Consumed in a world of endless possiblity.

Procrastinating my Capture.

 

Complexed as to how to move forward.

In a dark corner hidden in shadow,

Crying yet another tear of confusion,

Isolated in fantasy, desires & a devotion of love.

 

There, I know who I am.

Within all that distorts me.

Lies my truth, my true self.

Faithfully cocooned, awaiting to be seen.

 

11/13/2006 12:14:43 AM
Well goodnight Everyone, another day gone another comes...The day was good though, friends are great! May you all sleep well...
11/12/2006 8:11:53 PM
Wow, just yesterday it seemed I was sitting on my daddy's knee and he was telling me story. Kissing my booboo's, making all better when inside I knew it wasn't. The days past and of course I'm still here, now I look into the faces of two angels and wonder wow, it just seemed like yesterday, I was holding you in my arms for the first time, comforting your tears, holding your tiny hands, crying because I love them so much.

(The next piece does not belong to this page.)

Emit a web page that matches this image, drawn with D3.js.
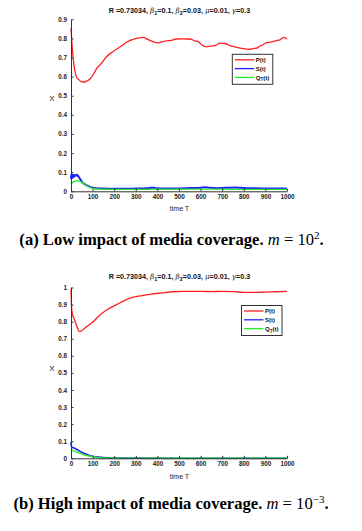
<!DOCTYPE html>
<html><head><meta charset="utf-8">
<script src="https://cdn.jsdelivr.net/npm/d3@7"></script>
<style>body{margin:0;background:#fff}svg{display:block}</style>
</head><body>
<svg id="c" width="362" height="531"></svg>
<script>
// ---- data ----
const xTicks = [0,100,200,300,400,500,600,700,800,900,1000];
const yTicksA = [0,0.1,0.2,0.3,0.4,0.5,0.6,0.7,0.8,0.9];
const yTicksB = [0,0.1,0.2,0.3,0.4,0.5,0.6,0.7,0.8,0.9,1];
const legendNames = ["P(t)","S(t)","Q_T(t)"];
// title pieces: [text, kind] kind: n normal, g greek, s subscript
const titleParts = [["R =0.73034,  ","n"],["β","g"],["1","s"],["=0.1, ","n"],["β","g"],["2","s"],["=0.03, ","n"],["μ","g"],["=0.01, ","n"],["γ","g"],["=0.3","n"]];

// panel (a) m = 10^2
const tPA = [0,3,8,15,25,37,50,60,75,90,105,120,140,165,190,211,235,257,280,303,320,335,355,380,403,420,441,465,488,510,534,551,572,590,602,615,628,645,665,690,718,736,749,765,780,800,821,845,864,875,890,903,921,940,955,968,980,991,1000];
const pA  = [0.853,0.80,0.72,0.65,0.60,0.583,0.573,0.572,0.578,0.59,0.615,0.644,0.668,0.705,0.728,0.743,0.762,0.78,0.792,0.80,0.803,0.805,0.795,0.783,0.777,0.782,0.787,0.79,0.797,0.798,0.797,0.797,0.787,0.783,0.769,0.76,0.757,0.76,0.762,0.775,0.772,0.762,0.758,0.754,0.75,0.746,0.743,0.747,0.751,0.76,0.767,0.777,0.78,0.784,0.79,0.792,0.803,0.804,0.797];
const tSA = [0,2,4,6,8,10,12,14,17,20,24,28,32,36,40,45,50,60,70,80,90,100,120,150,200,250,300,350,370,380,395,420,450,500,550,600,620,640,680,700,730,760,780,800,830,860,900,930,960,990,1000];
const sA  = [0.065,0.09,0.068,0.086,0.072,0.087,0.076,0.084,0.078,0.085,0.083,0.086,0.08,0.076,0.068,0.06,0.05,0.04,0.033,0.027,0.022,0.019,0.016,0.014,0.013,0.013,0.014,0.016,0.018,0.019,0.016,0.015,0.014,0.015,0.017,0.019,0.021,0.018,0.016,0.017,0.019,0.02,0.019,0.017,0.016,0.016,0.014,0.015,0.014,0.015,0.013];
const tQA = [0,5,10,20,30,40,50,60,70,80,90,100,120,150,200,300,400,500,600,700,800,900,1000];
const qA  = [0.04,0.043,0.048,0.053,0.055,0.053,0.047,0.04,0.032,0.025,0.019,0.015,0.012,0.011,0.01,0.01,0.011,0.011,0.011,0.011,0.01,0.01,0.01];

// panel (b) m = 10^-3
const tPB = [0,2,5,10,18,28,38,50,70,103,130,165,211,250,288,330,365,420,474,520,597,650,700,751,800,850,900,950,1000];
const pB  = [0.99,0.9,0.855,0.83,0.805,0.77,0.742,0.748,0.768,0.80,0.835,0.868,0.90,0.925,0.943,0.953,0.96,0.968,0.975,0.977,0.977,0.976,0.977,0.976,0.971,0.971,0.973,0.975,0.977];
const tSB = [0,2,4,8,14,20,30,40,50,65,80,100,125,150,200,300,500,1000];
const sB  = [0.095,0.07,0.065,0.063,0.06,0.057,0.05,0.042,0.035,0.026,0.019,0.012,0.007,0.004,0.002,0.001,0.0005,0.0005];
const tQB = [0,5,10,25,40,60,90,120,160,200,300,1000];
const qB  = [0.05,0.048,0.045,0.038,0.03,0.02,0.012,0.006,0.002,0.001,0.0005,0.0005];

const colors = ["#ff1f1f","#1f1fff","#22ee22"];

const svg = d3.select("#c");
const tickFont = "'Liberation Sans', Arial, sans-serif";

function panel(cfg){
  const x = d3.scaleLinear().domain([0,1000]).range([71,287]);
  const y = d3.scaleLinear().domain(cfg.yDomain).range(cfg.yRange);
  const g = svg.append("g");

  // title
  const tt = g.append("text").attr("x",179.5).attr("y",cfg.titleY)
    .attr("text-anchor","middle").attr("font-family",tickFont)
    .attr("font-size",7.2).attr("font-weight","bold").attr("fill","#111");
  let prevSub = false;
  titleParts.forEach(([s,k])=>{
    const ts = tt.append("tspan").text(s);
    if (k==="g") ts.attr("font-style","italic").attr("font-weight","normal").attr("font-family","'DejaVu Serif', serif");
    if (k==="s") { ts.attr("dy",2).attr("font-size",5.5); prevSub = true; }
    else if (prevSub) { ts.attr("dy",-2); prevSub = false; }
  });

  // lines
  const series = [[cfg.tP,cfg.p,1.3],[cfg.tS,cfg.s,cfg.sw],[cfg.tQ,cfg.q,1.3]];
  series.forEach((sr,i)=>{
    const pts = sr[0].map((t,j)=>[t,sr[1][j]]);
    g.append("path").datum(pts)
      .attr("d", d3.line().x(d=>x(d[0])).y(d=>y(d[1])).curve(d3.curveMonotoneX))
      .attr("fill","none").attr("stroke",colors[i]).attr("stroke-width",sr[2])
      .attr("stroke-linejoin","round");
  });

  // axes
  const xa = g.append("g").attr("transform",`translate(0,${cfg.yRange[0]})`)
    .call(d3.axisBottom(x).tickValues(xTicks).tickSizeInner(-2.5).tickSizeOuter(0).tickPadding(3).tickFormat(d3.format("d")));
  const ya = g.append("g").attr("transform",`translate(71,0)`)
    .call(d3.axisLeft(y).tickValues(cfg.yTicks).tickSizeInner(-2.5).tickSizeOuter(0).tickPadding(4).tickFormat(d=>d===0?"0":String(+d.toFixed(1))));
  [xa,ya].forEach(a=>{
    a.selectAll("path,line").attr("stroke","#333").attr("stroke-width",1);
    a.selectAll("text").attr("font-family",tickFont).attr("font-size",6.3)
      .attr("font-weight","bold").attr("fill","#222");
  });

  // labels
  g.append("text").attr("x",179.5).attr("y",cfg.xLabY).attr("text-anchor","middle")
    .attr("font-family",tickFont).attr("font-size",7).attr("fill","#222").text("time T");
  g.append("text").attr("x",52).attr("y",cfg.yLabY).attr("text-anchor","middle")
    .attr("font-family",tickFont).attr("font-size",8).attr("fill","#222").text("X");

  // legend
  const L = cfg.leg;
  g.append("rect").attr("x",L.x).attr("y",L.y).attr("width",40.5).attr("height",30)
    .attr("fill","#fff").attr("stroke","#333").attr("stroke-width",1);
  legendNames.forEach((n,i)=>{
    const yy = L.y + 5.5 + i*8.8;
    g.append("line").attr("x1",L.x+2.5).attr("x2",L.x+22).attr("y1",yy).attr("y2",yy)
      .attr("stroke",colors[i]).attr("stroke-width",1.3);
    const tx = g.append("text").attr("x",L.x+23.5).attr("y",yy+2.2)
      .attr("font-family",tickFont).attr("font-size",6).attr("font-weight","bold").attr("fill","#111");
    if (n.includes("_")) {
      tx.append("tspan").text("Q");
      tx.append("tspan").attr("dy",1.8).attr("font-size",4.5).text("T");
      tx.append("tspan").attr("dy",-1.8).text("(t)");
    } else tx.text(n);
  });

  // caption
  const cap = g.append("text").attr("x",cfg.capX).attr("y",cfg.capY).attr("text-anchor","middle")
    .attr("font-family","'Liberation Serif','Times New Roman',serif").attr("font-size",16.6)
    .attr("font-weight","bold").attr("fill","#000");
  cap.append("tspan").text(cfg.capText + " ");
  cap.append("tspan").attr("font-style","italic").attr("font-weight","normal").text("m");
  cap.append("tspan").attr("font-weight","normal").text(" = 10");
  cap.append("tspan").attr("font-weight","normal").attr("font-size",11).attr("dy",-6).text(cfg.capExp);
  cap.append("tspan").attr("dy",6).text(".");
}

panel({yDomain:[0,0.9], yRange:[191.3,19.3], yTicks:yTicksA, titleY:12.5,
  tP:tPA,p:pA,tS:tSA,s:sA,tQ:tQA,q:qA, sw:2,
  xLabY:210.5, yLabY:101, leg:{x:232.3,y:54.3},
  capText:"(a) Low impact of media coverage.", capExp:"2", capX:171.5, capY:244.5});
panel({yDomain:[0,1], yRange:[458.3,287.5], yTicks:yTicksB, titleY:279,
  tP:tPB,p:pB,tS:tSB,s:sB,tQ:tQB,q:qB, sw:1.6,
  xLabY:478.5, yLabY:371, leg:{x:241.5,y:305.5},
  capText:"(b) High impact of media coverage.", capExp:"−3", capX:171, capY:508.5});
</script>
</body></html>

They grow so fast, Just yesterday I swore I prayed for the day you could talk, now, I catch myself saying Hold on shhh just a minute but, you have to laugh. I have to smile and of course you continue to talk but, thats ok your living life. Life god it brings so much beauty, from little things on the ground that may catch our eye, a childs laughter, watching your child graduate and attend college, to tears of another when they are just happy, to knowing somewhere out there is that bright and shinin star, you have chased after your whole life. All this beauty, all these wonderful gifts, we take for granted, I think alot. I told a friend last night something, I have never admitted. Now I will tell who ever has the patience to read all this...My whole life I have ran, I was so scared, I let small things bother me. I have ran my self into years, passed them by, someday I will stop running, I know this and inside I'll know I am finally where I have been running to my whole life.
With that said...
Somewhere out there your there, your looking for me, you can feel my passion, my pain, you can reach inside me and know what it is, that will forever hold my heart your hostage. I as well will hold yours.